As part of our operations process, one major advantage of connecting things the way we did with StatusPage is that it automated part of our operations. For example if a test that is connected to one of our APIs fails in Runscope:
This will trigger an alert in PagerDuty:
PagerDuty will then alert our operations team via a phone call or text message to let them know what Runscope test failed. The alert also triggers our status page to update the specific component being affected which lets our clients know what API or service is having a problem:
When the test in Runscope that was failing starts passing, everything self resolves:
PagerDuty will resolve the service alert:
Which then causes the component on our status page to self heal and post a message letting everyone know the incident was resolved:
During incidents like outages, this has been indispensable in that it gives our team time to investigate the incident while customers are kept up to date on what is happening. Even after an incident with StatusPage we are able to easily add a link to our root cause analysis (RCA) blog posts in the incident post-mortem section.
What we learned
By using StatusPage in the way that we do, we have built a modern operations process that allows us to be effective at communicating incidents or service maintenance to our clients the moment it is happening.
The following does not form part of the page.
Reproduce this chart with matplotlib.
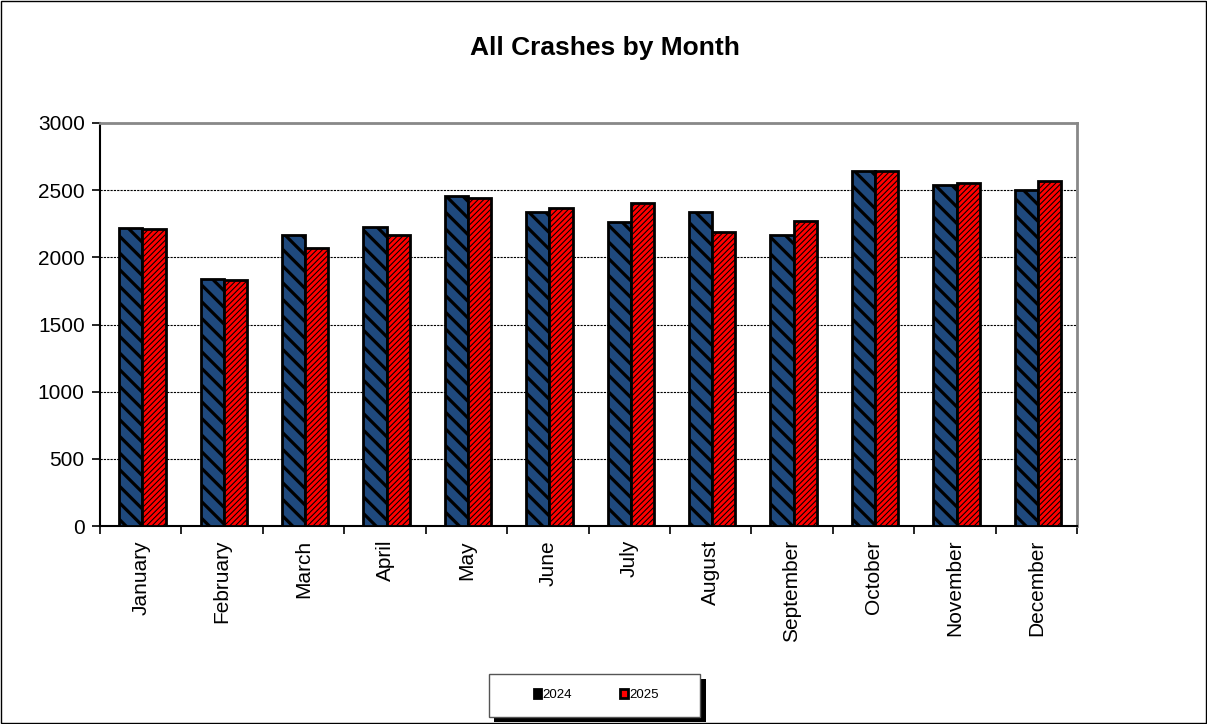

We learned that you do not have to build your own custom status page from scratch, nor does it have to take months to build. With StatusPage, we were able to integrate easily with all the monitoring tools we were already using and putting it all together only took a week at most. Also, as we need to add integrations we know we will be covered.
Finally, we learned that the operations process we created at SYNQ using StatusPage to communicate the health of our services to clients could be applied to any API or SaaS based company that wants to offer their users a compelling and transparent experience.